Mark Zuckerberg's net worth plummets $29bn as Meta's share price sinks
Mark Zuckerberg lost $29 billion in net worth on Thursday as Meta Platforms' stock marked a record one-day plunge, while fellow billionaire Jeff Bezos was set to add $20bn to his fortune after Amazon's blockbuster earnings.
This pushes Mr Zuckerberg outside the list of the top 10 wealthiest people — and the exclusive $100bn club — in the world for the first time since July 2015. Meta's stock fell 26 per cent, erasing more than $200bn in the biggest ever single-day market value wipeout for a US company. That pulled down founder and chief executive Mr Zuckerberg's net worth to $85bn, according to Forbes. Mr Zuckerberg owns about 12.8 per cent of the technology behemoth formerly known as Facebook. His one-day wealth decline is among the biggest in history and comes after Tesla top boss Elon Musk's $35bn single-day paper loss in November.
After the $29bn wipeout, Mr Zuckerberg is now 12th on Forbes' list of real-time billionaires, below Indian business moguls Mukesh Ambani and Gautam Adani. Meta reported no growth in monthly Facebook users in the fourth quarter relative to the previous period.
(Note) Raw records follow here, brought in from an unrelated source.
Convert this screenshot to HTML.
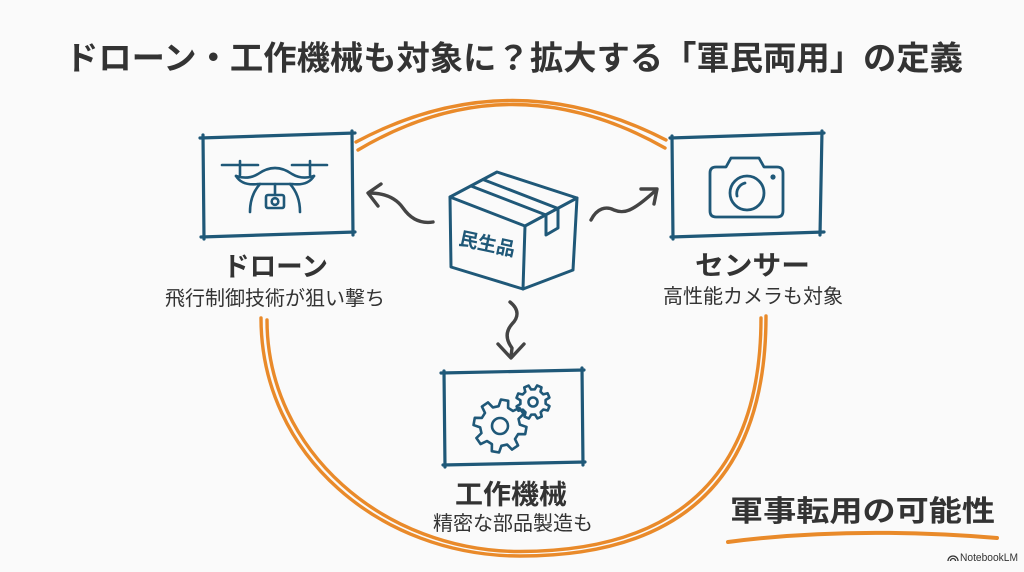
<!DOCTYPE html>
<html><head><meta charset="utf-8">
<style>
html,body{margin:0;padding:0;background:#fafafa;}
svg{display:block;}
text{font-family:"Liberation Sans","Noto Sans CJK JP",sans-serif;}
</style></head>
<body>
<svg width="1024" height="572" viewBox="0 0 1024 572" xmlns="http://www.w3.org/2000/svg">
<rect width="1024" height="572" fill="#fafafa"/>

<!-- Title -->
<text x="65" y="58" font-size="33" font-weight="700" fill="#333" dominant-baseline="central" textLength="898" lengthAdjust="spacingAndGlyphs">ドローン・工作機械も対象に？拡大する「軍民両用」の定義</text>

<!-- Orange arcs -->
<g fill="none" stroke="#e98a2a" stroke-width="3.4" stroke-linecap="round">
<path d="M356 142 Q510 60 666 140"/>
<path d="M358 150 Q510 60 665 148"/>
<path d="M261 318 C261 455 380 556 520 556 C690 556 766 470 766 316"/>
<path d="M267 320 C267 451 384 551.5 520 551.5 C686 551.5 761 466 761 318"/>
</g>

<!-- Boxes -->
<g fill="none" stroke="#1f5878" stroke-width="3.2" stroke-linecap="round" stroke-linejoin="round">
<path d="M200 138 L355 133"/>
<path d="M203 135 L204 239"/>
<path d="M201 237 L355 232"/>
<path d="M352 131 L353 235"/>
<path d="M670 138 L824 133"/>
<path d="M672 136 L673 239"/>
<path d="M671 237 L824 232"/>
<path d="M822 131 L820 235"/>
<path d="M441 373 L584 370"/>
<path d="M444 371 L445 467"/>
<path d="M443 465 L585 462"/>
<path d="M582 368 L583 465"/>
</g>

<!-- Drone icon -->
<g fill="none" stroke="#1f5878" stroke-width="2.6" stroke-linecap="round" stroke-linejoin="round">
<path d="M222 165 L258 165"/>
<path d="M292 165 L327 165"/>
<path d="M240 161 L240 175"/>
<path d="M310 161 L310 175"/>
<path d="M236 176 Q248 180 258 174 Q275 162 292 174 Q302 180 314 176"/>
<path d="M236 176 Q242 186 258 184 L292 184 Q308 186 314 176"/>
<path d="M260 184 Q250 195 250 212"/>
<path d="M290 184 Q300 195 300 212"/>
<rect x="266" y="195" width="18" height="13" rx="2"/>
<circle cx="275" cy="201.5" r="3.3"/>
<path d="M275 184 L275 195"/>
</g>

<!-- Camera icon -->
<g fill="none" stroke="#1f5878" stroke-width="2.8" stroke-linecap="round" stroke-linejoin="round">
<path d="M716 167 L726 167 L731 158 L759 158 L764 167 L777 167 Q783 167 783 173 L783 211 Q783 217 777 217 L716 217 Q710 217 710 211 L710 173 Q710 167 716 167 Z"/>
<circle cx="747" cy="193" r="17"/>
<path d="M737 196 A11 11 0 0 1 745 183"/>
</g>
<circle cx="773" cy="177" r="2.6" fill="#1f5878"/>

<!-- Gears -->
<g fill="none" stroke="#1f5878" stroke-width="2.6" stroke-linejoin="round">
<path vector-effect="non-scaling-stroke" transform="translate(500 426) scale(0.265) rotate(10)" d="M72.77 -18.14 L99.03 -13.92 L99.03 13.92 L72.77 18.14 L64.29 38.63 L79.86 60.18 L60.18 79.86 L38.63 64.29 L18.14 72.77 L13.92 99.03 L-13.92 99.03 L-18.14 72.77 L-38.63 64.29 L-60.18 79.86 L-79.86 60.18 L-64.29 38.63 L-72.77 18.14 L-99.03 13.92 L-99.03 -13.92 L-72.77 -18.14 L-64.29 -38.63 L-79.86 -60.18 L-60.18 -79.86 L-38.63 -64.29 L-18.14 -72.77 L-13.92 -99.03 L13.92 -99.03 L18.14 -72.77 L38.63 -64.29 L60.18 -79.86 L79.86 -60.18 L64.29 -38.63 Z"/>
<circle cx="500" cy="426" r="8"/>
<path vector-effect="non-scaling-stroke" transform="translate(533 402) scale(0.17) rotate(22)" d="M72.77 -18.14 L99.03 -13.92 L99.03 13.92 L72.77 18.14 L64.29 38.63 L79.86 60.18 L60.18 79.86 L38.63 64.29 L18.14 72.77 L13.92 99.03 L-13.92 99.03 L-18.14 72.77 L-38.63 64.29 L-60.18 79.86 L-79.86 60.18 L-64.29 38.63 L-72.77 18.14 L-99.03 13.92 L-99.03 -13.92 L-72.77 -18.14 L-64.29 -38.63 L-79.86 -60.18 L-60.18 -79.86 L-38.63 -64.29 L-18.14 -72.77 L-13.92 -99.03 L13.92 -99.03 L18.14 -72.77 L38.63 -64.29 L60.18 -79.86 L79.86 -60.18 L64.29 -38.63 Z"/>
<circle cx="533" cy="402" r="4.5"/>
</g>

<!-- Cardboard box -->
<g fill="none" stroke="#1f5878" stroke-width="3" stroke-linecap="round" stroke-linejoin="round">
<path d="M450 197 L497 172 L577 198 L525 226 Z"/>
<path d="M450 197 L451 267 L523 289 L573 270 L577 198"/>
<path d="M525 226 L523 289"/>
<path d="M471 186 L546 215 L546 235 L558 228 L558 208.5 L483 179.5"/>
</g>
<text x="487" y="245" font-size="19" font-weight="700" fill="#1f5878" text-anchor="middle" dominant-baseline="central" transform="rotate(12 487 245)">民生品</text>

<!-- Arrows -->
<g fill="none" stroke="#444" stroke-width="3.4" stroke-linecap="round" stroke-linejoin="round">
<path d="M433 222 C420 224 410 218 403 208 C396 198 385 193 369 193"/>
<path d="M381 184 L368 193 L378 206"/>
<path d="M591 220 C597 208 606 206 614 210 C624 214 632 212 655 191"/>
<path d="M641 189 L657 189 L654 204"/>
<path d="M510 302 C520 310 518 318 512 324 C505 332 506 340 512 348 L511 357"/>
<path d="M498 344 L511 358 L524 344"/>
</g>

<!-- Labels -->
<g fill="#333" dominant-baseline="central">
<text x="223" y="267" font-size="27" font-weight="700" textLength="105" lengthAdjust="spacingAndGlyphs">ドローン</text>
<text x="165" y="299" font-size="20" textLength="220" lengthAdjust="spacingAndGlyphs">飛行制御技術が狙い撃ち</text>
<text x="695" y="266" font-size="27" font-weight="700" textLength="115" lengthAdjust="spacingAndGlyphs">センサー</text>
<text x="663" y="297" font-size="20" textLength="180" lengthAdjust="spacingAndGlyphs">高性能カメラも対象</text>
<text x="455" y="495" font-size="27" font-weight="700" textLength="112" lengthAdjust="spacingAndGlyphs">工作機械</text>
<text x="433" y="524" font-size="20" textLength="160" lengthAdjust="spacingAndGlyphs">精密な部品製造も</text>
<text x="730" y="512" font-size="29" font-weight="700" textLength="265" lengthAdjust="spacingAndGlyphs">軍事転用の可能性</text>
</g>
<path d="M728 542 Q850 526 997 538" fill="none" stroke="#e98a2a" stroke-width="4" stroke-linecap="round"/>

<!-- NotebookLM -->
<g fill="none" stroke="#333" stroke-width="1.3">
<path d="M948 561 A5 5 0 0 1 958 561"/>
<path d="M950.5 561 A2.5 2.5 0 0 1 955.5 561"/>
</g>
<text x="960" y="558" font-size="11" fill="#333" dominant-baseline="central" textLength="58" lengthAdjust="spacingAndGlyphs">NotebookLM</text>
</svg>
</body></html>
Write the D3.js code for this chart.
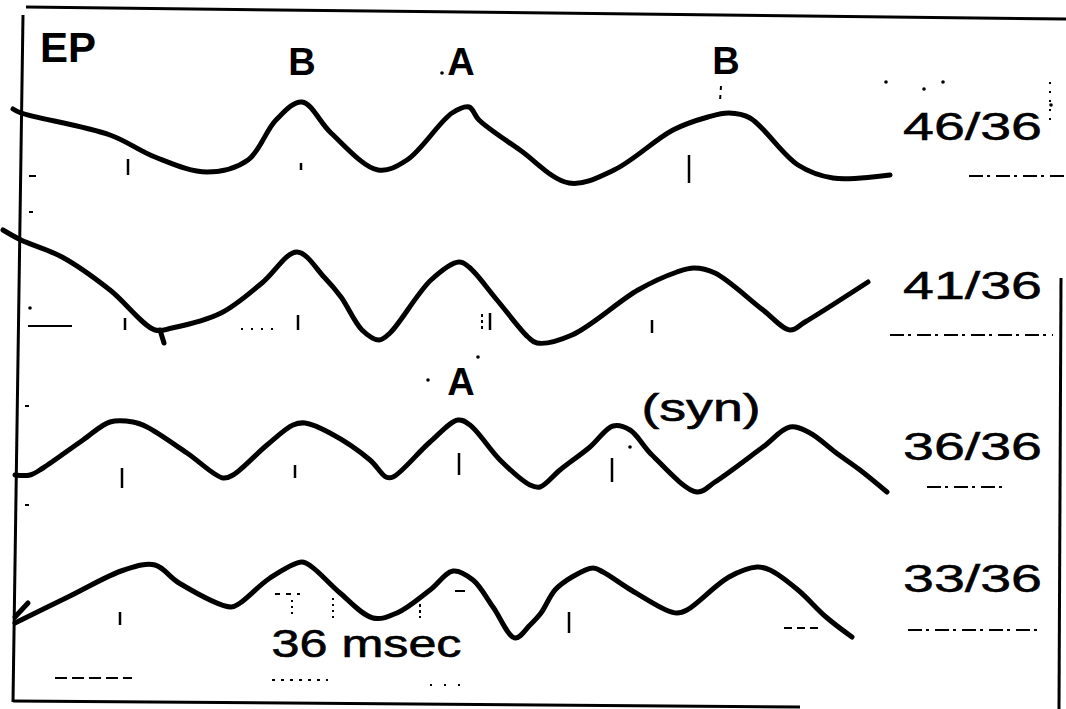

For Meta, the disappointing earnings add to its challenges. It is in the middle of a number of regulatory fights and also looking to justify its strategic shift to bet on an immersive internet known as the metaverse.
Meanwhile, other platforms such as TikTok and YouTube are gaining ground with younger users. Mr Bezos, the founder and chairman of e-commerce retailer Amazon, owns about 9.9 per cent of the company, according to Refinitiv data. He is also the world's third richest man, according to Forbes.
Amazon's holiday-quarter profit surged, thanks to its investments in electric vehicle company Rivian. The company said it would raise the annual prices of Prime subscriptions in the US, sending its shares up 15 per cent in extended trading and readying it for its biggest percentage gain since October 2009 on Friday.
Mr Bezos's net worth rose 57 per cent to $177bn in 2021 from a year earlier, according to Forbes, largely from Amazon's boom during the coronavirus pandemic when people were highly dependent on online shopping.
Trading in technology stocks remains volatile as investors struggle to price in the impact of high inflation and an expected rise in interest rates. Meta shares could very well recover sooner rather than later, with the hit to Mr Zuckerberg's wealth staying on paper.
Mr Zuckerberg sold $4.47bn worth of Meta shares last year, before 2021's technology retreat. The sales were carried out as part of a pre-set 10b5-1 trading plan, which executives use to allay concerns about insider trading.